I noticed the error about LVM too, seemed like it might lack some advanced features like fancier disk partitions or encrypted disks, but the basic partitioning worked ok. I actually tried to load lvm-mod several ways (modprobe lvm-mod, lvm_mod, lvm2-mod, lvm2_mod) with no success. I suspect it simply is not in the netboot kernel/ramdisk, or its path must be typed out explicitly, and I haven't bothered to find out what that path might be, no need so far. Re: noatime, take a look at:http://askubuntu.com/questions/2099/is-it-worth-to-tune-ext4-with-noatime
Mine complained about quik too, though I would note that it may fail to set up Open Firmware to boot quik, but the actual quik configuration seemed fine, i.e. once I got OF to boot from the proper disk partition, quik worked. The most failure prone step to booting without Mac OS, the Achilles heel so to speak is the Open Firmware itself.
I'm always open to including newer versions of such software on a new 'edition' of the CD, when I find it or others contribute.
My only concern is that System Disk has a reputation for not working with some Old World Powermacs, and I would think newer versions may exacerbate this potential problem. Since System Disk takes up relatively little space, I'd probably include both a newer and older version, perhaps saying 'use the newer one, unless it doesn't work on your setup, otherwise try the older one' in the FAQ.

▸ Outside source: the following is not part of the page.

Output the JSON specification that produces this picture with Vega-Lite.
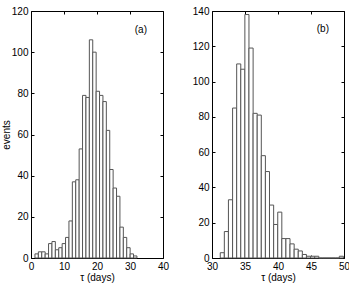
{
  "$schema": "https://vega.github.io/schema/vega-lite/v6.json",
  "padding": {"left": 0, "top": 5, "right": 0, "bottom": 0},
  "spacing": 21,
  "config": {
    "font": "Liberation Sans",
    "view": {"stroke": "#000", "strokeWidth": 1},
    "axis": {
      "domain": false,
      "grid": false,
      "ticks": true,
      "tickSize": -3,
      "tickColor": "#000",
      "labelPadding": 6,
      "labelFont": "Liberation Sans",
      "labelFontSize": 10,
      "labelColor": "#000",
      "labelFlush": false,
      "labelOverlap": false,
      "labelBound": false,
      "titleFont": "Liberation Sans",
      "titleFontSize": 10,
      "titleFontWeight": "normal",
      "titleColor": "#000",
      "titlePadding": 1
    }
  },
  "hconcat": [
    {
      "width": 132,
      "height": 247,
      "resolve": {"axis": {"x": "independent", "y": "independent"}},
      "layer": [
        {
          "data": {
            "values": [
              {"start": 1.20, "end": 2.23, "count": 2},
              {"start": 2.23, "end": 3.26, "count": 3},
              {"start": 3.26, "end": 4.29, "count": 3},
              {"start": 4.29, "end": 5.32, "count": 2},
              {"start": 5.32, "end": 6.35, "count": 7},
              {"start": 6.35, "end": 7.38, "count": 8},
              {"start": 7.38, "end": 8.41, "count": 4},
              {"start": 8.41, "end": 9.44, "count": 5},
              {"start": 9.44, "end": 10.47, "count": 7},
              {"start": 10.47, "end": 11.50, "count": 10},
              {"start": 11.50, "end": 12.53, "count": 18},
              {"start": 12.53, "end": 13.56, "count": 37},
              {"start": 13.56, "end": 14.59, "count": 38},
              {"start": 14.59, "end": 15.62, "count": 53},
              {"start": 15.62, "end": 16.65, "count": 79},
              {"start": 16.65, "end": 17.68, "count": 78},
              {"start": 17.68, "end": 18.71, "count": 106},
              {"start": 18.71, "end": 19.74, "count": 100},
              {"start": 19.74, "end": 20.77, "count": 81},
              {"start": 20.77, "end": 21.80, "count": 79},
              {"start": 21.80, "end": 22.83, "count": 76},
              {"start": 22.83, "end": 23.86, "count": 62},
              {"start": 23.86, "end": 24.89, "count": 43},
              {"start": 24.89, "end": 25.92, "count": 34},
              {"start": 25.92, "end": 26.95, "count": 30},
              {"start": 26.95, "end": 27.98, "count": 15},
              {"start": 27.98, "end": 29.01, "count": 10},
              {"start": 29.01, "end": 30.04, "count": 5},
              {"start": 30.04, "end": 31.07, "count": 2},
              {"start": 31.07, "end": 32.10, "count": 1}
            ]
          },
          "mark": {"type": "rect", "fill": "#fff", "stroke": "#555", "strokeWidth": 1},
          "encoding": {
            "x": {
              "field": "start", "type": "quantitative",
              "scale": {"domain": [0, 40], "nice": false, "zero": false},
              "axis": {"orient": "bottom", "values": [0, 10, 20, 30, 40], "title": "τ (days)"}
            },
            "x2": {"field": "end"},
            "y": {
              "field": "count", "type": "quantitative",
              "scale": {"domain": [0, 120], "nice": false},
              "axis": {"orient": "left", "values": [0, 20, 40, 60, 80, 100, 120], "title": "events", "titlePadding": 0}
            },
            "y2": {"datum": 0}
          }
        },
        {
          "data": {"values": [{"label": "(a)"}]},
          "mark": {"type": "text", "fontSize": 10, "align": "center", "baseline": "middle", "color": "#000"},
          "encoding": {
            "text": {"field": "label"},
            "x": {
              "datum": 33.3, "type": "quantitative",
              "axis": {"orient": "top", "values": [0, 10, 20, 30, 40], "labels": false, "title": null}
            },
            "y": {
              "datum": 111, "type": "quantitative",
              "axis": {"orient": "right", "values": [0, 20, 40, 60, 80, 100, 120], "labels": false, "title": null}
            }
          }
        }
      ]
    },
    {
      "width": 132,
      "height": 247,
      "resolve": {"axis": {"x": "independent", "y": "independent"}},
      "layer": [
        {
          "data": {
            "values": [
              {"start": 31.25, "end": 31.87, "count": 3},
              {"start": 31.87, "end": 32.49, "count": 15},
              {"start": 32.49, "end": 33.12, "count": 33},
              {"start": 33.12, "end": 33.74, "count": 85},
              {"start": 33.74, "end": 34.36, "count": 110},
              {"start": 34.36, "end": 34.98, "count": 107},
              {"start": 34.98, "end": 35.60, "count": 138},
              {"start": 35.60, "end": 36.23, "count": 119},
              {"start": 36.23, "end": 36.85, "count": 82},
              {"start": 36.85, "end": 37.47, "count": 81},
              {"start": 37.47, "end": 38.09, "count": 58},
              {"start": 38.09, "end": 38.71, "count": 49},
              {"start": 38.71, "end": 39.34, "count": 30},
              {"start": 39.34, "end": 39.96, "count": 19},
              {"start": 39.96, "end": 40.58, "count": 26},
              {"start": 40.58, "end": 41.20, "count": 11},
              {"start": 41.20, "end": 41.82, "count": 11},
              {"start": 41.82, "end": 42.45, "count": 8},
              {"start": 42.45, "end": 43.07, "count": 5},
              {"start": 43.07, "end": 43.69, "count": 4},
              {"start": 43.69, "end": 44.31, "count": 2},
              {"start": 44.31, "end": 44.93, "count": 1},
              {"start": 44.93, "end": 45.56, "count": 1},
              {"start": 45.56, "end": 46.18, "count": 1},
              {"start": 46.18, "end": 46.80, "count": 0},
              {"start": 46.80, "end": 47.42, "count": 0},
              {"start": 47.42, "end": 48.04, "count": 0},
              {"start": 48.04, "end": 48.67, "count": 0},
              {"start": 48.67, "end": 49.29, "count": 0},
              {"start": 49.29, "end": 49.91, "count": 1}
            ]
          },
          "mark": {"type": "rect", "fill": "#fff", "stroke": "#555", "strokeWidth": 1},
          "encoding": {
            "x": {
              "field": "start", "type": "quantitative",
              "scale": {"domain": [30, 50], "nice": false, "zero": false},
              "axis": {"orient": "bottom", "values": [30, 35, 40, 45, 50], "title": "τ (days)"}
            },
            "x2": {"field": "end"},
            "y": {
              "field": "count", "type": "quantitative",
              "scale": {"domain": [0, 140], "nice": false},
              "axis": {"orient": "left", "values": [0, 20, 40, 60, 80, 100, 120, 140], "title": null}
            },
            "y2": {"datum": 0}
          }
        },
        {
          "data": {"values": [{"label": "(b)"}]},
          "mark": {"type": "text", "fontSize": 10, "align": "center", "baseline": "middle", "color": "#000"},
          "encoding": {
            "text": {"field": "label"},
            "x": {
              "datum": 46.8, "type": "quantitative",
              "axis": {"orient": "top", "values": [30, 35, 40, 45, 50], "labels": false, "title": null}
            },
            "y": {
              "datum": 130, "type": "quantitative",
              "axis": {"orient": "right", "values": [0, 20, 40, 60, 80, 100, 120, 140], "labels": false, "title": null}
            }
          }
        }
      ]
    }
  ]
}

to both: (or is that every reader of this thread?) (replying to more than one post at a time to keep the number of my replies to my own thread low)

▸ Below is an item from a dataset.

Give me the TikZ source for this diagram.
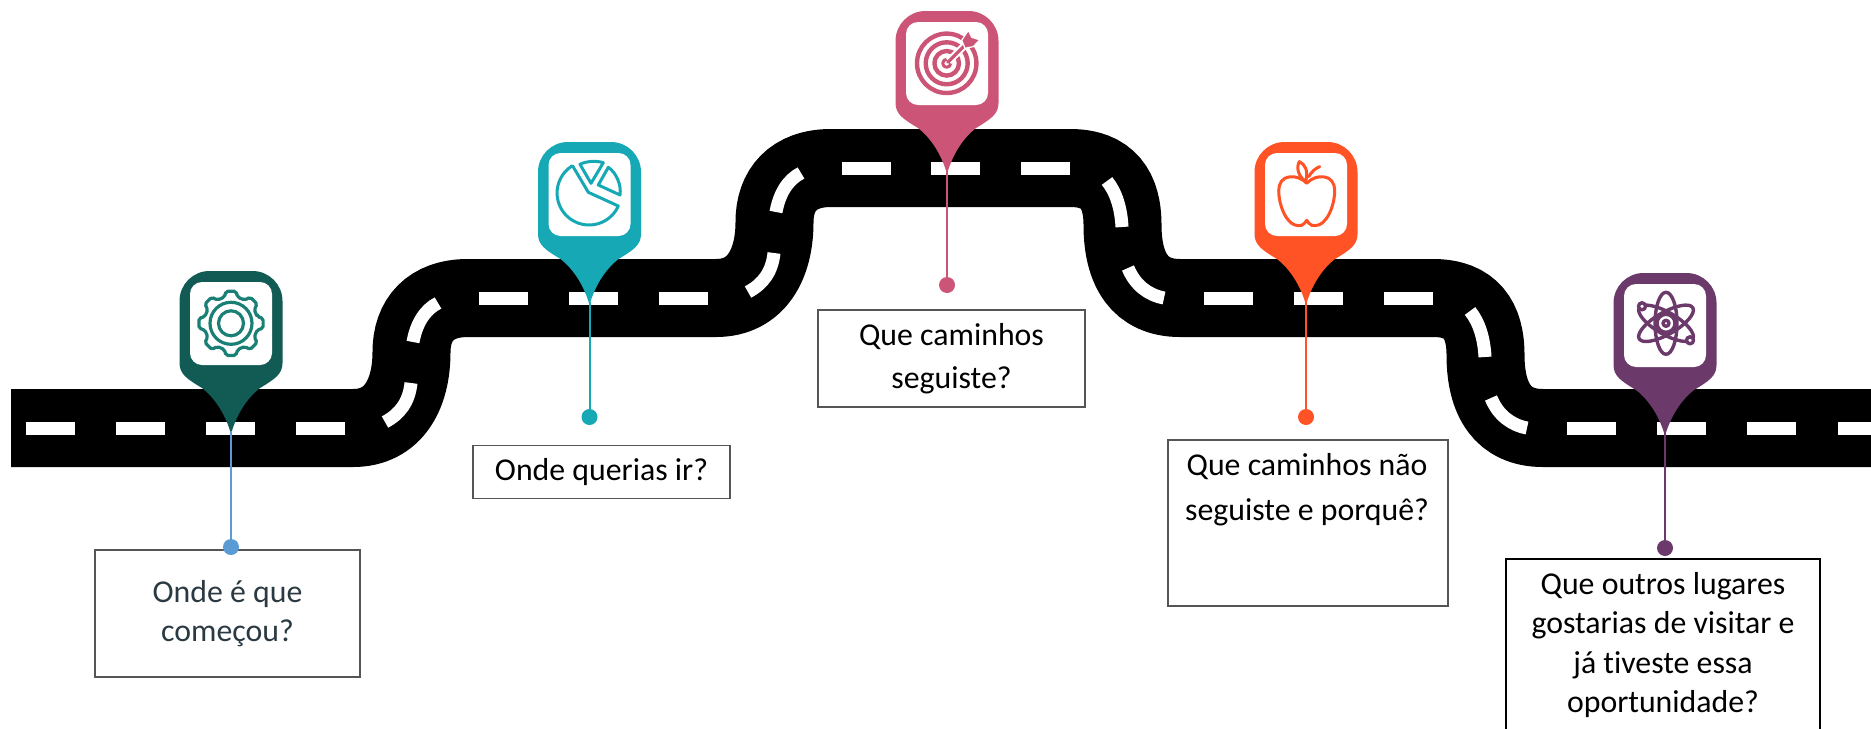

I meant to update some of the information in the FAQ, regarding the startup sequence. When the CD actually boots without holding any keys down, it should, by default pass the kernel two boot parameters:
1) auto url=mintppc.org
The first should be obvious to anyone who has read even part of the install instructions on mintppc.org.
The second of course uses only the Open Firmware framebuffer during install, which is slower than accelerated video, but also tends to be much more failsafe.

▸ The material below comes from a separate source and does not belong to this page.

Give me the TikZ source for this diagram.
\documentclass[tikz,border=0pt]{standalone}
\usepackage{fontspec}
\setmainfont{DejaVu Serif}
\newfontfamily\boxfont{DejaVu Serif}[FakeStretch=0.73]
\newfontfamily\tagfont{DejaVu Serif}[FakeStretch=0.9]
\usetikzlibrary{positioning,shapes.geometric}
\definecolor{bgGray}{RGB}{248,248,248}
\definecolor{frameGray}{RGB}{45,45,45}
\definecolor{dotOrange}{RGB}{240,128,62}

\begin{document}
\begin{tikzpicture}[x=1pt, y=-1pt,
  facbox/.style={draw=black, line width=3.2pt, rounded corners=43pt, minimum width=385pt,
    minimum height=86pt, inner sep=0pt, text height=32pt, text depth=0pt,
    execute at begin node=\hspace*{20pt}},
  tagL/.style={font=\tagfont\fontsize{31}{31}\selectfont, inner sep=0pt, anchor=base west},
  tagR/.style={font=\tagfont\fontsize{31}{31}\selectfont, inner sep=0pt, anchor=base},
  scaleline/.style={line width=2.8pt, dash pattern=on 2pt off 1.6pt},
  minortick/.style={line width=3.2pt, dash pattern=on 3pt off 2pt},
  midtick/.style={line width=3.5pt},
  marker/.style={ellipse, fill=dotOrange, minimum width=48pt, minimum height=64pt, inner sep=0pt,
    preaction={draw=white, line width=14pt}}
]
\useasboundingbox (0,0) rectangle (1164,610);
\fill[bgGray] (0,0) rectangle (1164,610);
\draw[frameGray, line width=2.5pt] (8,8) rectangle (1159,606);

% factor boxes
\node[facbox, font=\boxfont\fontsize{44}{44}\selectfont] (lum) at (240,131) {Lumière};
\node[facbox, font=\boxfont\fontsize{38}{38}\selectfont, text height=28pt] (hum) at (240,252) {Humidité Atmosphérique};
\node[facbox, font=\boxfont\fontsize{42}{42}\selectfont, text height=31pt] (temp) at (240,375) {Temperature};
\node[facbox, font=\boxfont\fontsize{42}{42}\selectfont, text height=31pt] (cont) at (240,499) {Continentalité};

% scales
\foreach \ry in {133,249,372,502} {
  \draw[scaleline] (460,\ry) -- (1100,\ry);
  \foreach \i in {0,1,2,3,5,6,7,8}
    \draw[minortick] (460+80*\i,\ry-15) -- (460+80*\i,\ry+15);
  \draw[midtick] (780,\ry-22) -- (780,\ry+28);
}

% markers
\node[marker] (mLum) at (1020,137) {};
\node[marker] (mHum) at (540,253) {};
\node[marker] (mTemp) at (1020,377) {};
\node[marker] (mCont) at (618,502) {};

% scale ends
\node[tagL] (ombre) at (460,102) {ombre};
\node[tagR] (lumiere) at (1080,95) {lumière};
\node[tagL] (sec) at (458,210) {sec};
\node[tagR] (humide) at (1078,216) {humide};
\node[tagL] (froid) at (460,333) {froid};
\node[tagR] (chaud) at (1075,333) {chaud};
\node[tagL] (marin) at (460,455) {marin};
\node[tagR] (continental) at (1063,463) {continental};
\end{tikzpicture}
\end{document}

If you press shift, it passes no parameters, which gives a default Debian 6 Squeeze install, and (if available) accelerated video.
These can be altered by modifying the fake 'System' file in the system folder with ResEdit while booted into Classic Mac OS as mentioned in point 5 of the FAQ. (Another reason running Mac OS in MOL/QEMU/vMac/BasiliskII/Sheepshaver would be useful! Or maybe a way to alter Mac OS resources from within Linux?)
To go with all these possible changes/updates, JD I plan to respin my CD at some point, maybe make a even more mini rescue CD whose whole purpose is to reset OF boot parameters, and maybe mount disk partitions or the like (may have to be Darwin based at least initially to include Darwin specific commands like bless, unless they can compile under Linux easily). And of course at some point redo the whole thing with MintPPC 11, preferably after Debian 7 Wheezy is (more?) stable (from the standpoint of being less bleeding edge, not that it's crash-prone or anything).